* [Source excerpt]
━━━━

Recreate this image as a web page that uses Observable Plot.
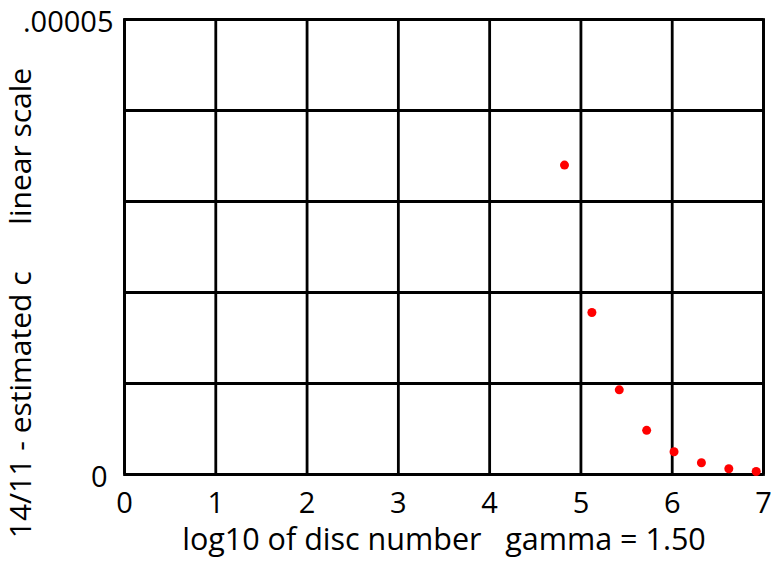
<!DOCTYPE html>
<html>
<head>
<meta charset="utf-8">
<script src="https://cdn.jsdelivr.net/npm/d3@7"></script>
<script src="https://cdn.jsdelivr.net/npm/@observablehq/plot@0.6"></script>
<style>
  html, body { margin: 0; padding: 0; background: #fff; }
  svg { font-family: "Open Sans", sans-serif; }
</style>
</head>
<body>
<div id="chart"></div>
<script>
// log10 of disc number
const xValues = [4.82, 5.12, 5.42, 5.72, 6.02, 6.32, 6.62, 6.92];
// 14/11 - estimated c
const yValues = [3.40e-5, 1.78e-5, 0.93e-5, 0.485e-5, 0.25e-5, 0.129e-5, 0.063e-5, 0.033e-5];
const xTicks = [0, 1, 2, 3, 4, 5, 6, 7];
const yGrid = [0, 1e-5, 2e-5, 3e-5, 4e-5, 5e-5];
const yTickTop = [5e-5];
const yTickBottom = [0];
const xLabel = "log10 of disc number\u00a0\u00a0\u00a0gamma = 1.50";
const yLabel = "14/11 - estimated c\u00a0\u00a0\u00a0\u00a0\u00a0\u00a0linear scale";

const data = xValues.map((x, i) => ({x, y: yValues[i]}));

const chart = Plot.plot({
  width: 771,
  height: 561,
  marginLeft: 124,
  marginRight: 8,
  marginTop: 19,
  marginBottom: 87,
  x: {domain: [0, 7]},
  y: {domain: [0, 5e-5]},
  style: {fontFamily: "'Open Sans', sans-serif", background: "#fff"},
  marks: [
    Plot.gridX(xTicks, {stroke: "black", strokeOpacity: 1, strokeWidth: 2.8}),
    Plot.gridY(yGrid, {stroke: "black", strokeOpacity: 1, strokeWidth: 2.8}),
    Plot.frame({stroke: "black", strokeWidth: 2.8}),
    Plot.axisX(xTicks, {tickSize: 0, tickPadding: 18, fontSize: 29, label: null, tickFormat: d => String(d), fill: "black"}),
    Plot.axisY(yTickTop, {tickSize: 0, tickPadding: 11, fontSize: 29, label: null, tickFormat: () => ".00005", fill: "black", dy: 3}),
    Plot.axisY(yTickBottom, {tickSize: 0, tickPadding: 17, fontSize: 29, label: null, tickFormat: () => "0", fill: "black", dy: 3}),
    Plot.dot(data, {x: "x", y: "y", r: 4.5, fill: "red", stroke: null}),
    Plot.text([xLabel], {frameAnchor: "bottom", dy: 75, fontSize: 30.5, fill: "black"}),
    Plot.text([yLabel], {frameAnchor: "left", textAnchor: "middle", rotate: -90, dx: -103, dy: 56, fontSize: 30, fill: "black"})
  ]
});
document.getElementById("chart").appendChild(chart);
</script>
</body>
</html>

━━━━

* [Aim of the exercise] Every line of text is to be repeated exactly; pictures are left out.

* [Solution to the problem]
Recreate this image as a web page that uses Observable Plot.
<!DOCTYPE html>
<html>
<head>
<meta charset="utf-8">
<script src="https://cdn.jsdelivr.net/npm/d3@7"></script>
<script src="https://cdn.jsdelivr.net/npm/@observablehq/plot@0.6"></script>
<style>
  html, body { margin: 0; padding: 0; background: #fff; }
  svg { font-family: "Open Sans", sans-serif; }
</style>
</head>
<body>
<div id="chart"></div>
<script>
// log10 of disc number
const xValues = [4.82, 5.12, 5.42, 5.72, 6.02, 6.32, 6.62, 6.92];
// 14/11 - estimated c
const yValues = [3.40e-5, 1.78e-5, 0.93e-5, 0.485e-5, 0.25e-5, 0.129e-5, 0.063e-5, 0.033e-5];
const xTicks = [0, 1, 2, 3, 4, 5, 6, 7];
const yGrid = [0, 1e-5, 2e-5, 3e-5, 4e-5, 5e-5];
const yTickTop = [5e-5];
const yTickBottom = [0];
const xLabel = "log10 of disc number\u00a0\u00a0\u00a0gamma = 1.50";
const yLabel = "14/11 - estimated c\u00a0\u00a0\u00a0\u00a0\u00a0\u00a0linear scale";

const data = xValues.map((x, i) => ({x, y: yValues[i]}));

const chart = Plot.plot({
  width: 771,
  height: 561,
  marginLeft: 124,
  marginRight: 8,
  marginTop: 19,
  marginBottom: 87,
  x: {domain: [0, 7]},
  y: {domain: [0, 5e-5]},
  style: {fontFamily: "'Open Sans', sans-serif", background: "#fff"},
  marks: [
    Plot.gridX(xTicks, {stroke: "black", strokeOpacity: 1, strokeWidth: 2.8}),
    Plot.gridY(yGrid, {stroke: "black", strokeOpacity: 1, strokeWidth: 2.8}),
    Plot.frame({stroke: "black", strokeWidth: 2.8}),
    Plot.axisX(xTicks, {tickSize: 0, tickPadding: 18, fontSize: 29, label: null, tickFormat: d => String(d), fill: "black"}),
    Plot.axisY(yTickTop, {tickSize: 0, tickPadding: 11, fontSize: 29, label: null, tickFormat: () => ".00005", fill: "black", dy: 3}),
    Plot.axisY(yTickBottom, {tickSize: 0, tickPadding: 17, fontSize: 29, label: null, tickFormat: () => "0", fill: "black", dy: 3}),
    Plot.dot(data, {x: "x", y: "y", r: 4.5, fill: "red", stroke: null}),
    Plot.text([xLabel], {frameAnchor: "bottom", dy: 75, fontSize: 30.5, fill: "black"}),
    Plot.text([yLabel], {frameAnchor: "left", textAnchor: "middle", rotate: -90, dx: -103, dy: 56, fontSize: 30, fill: "black"})
  ]
});
document.getElementById("chart").appendChild(chart);
</script>
</body>
</html>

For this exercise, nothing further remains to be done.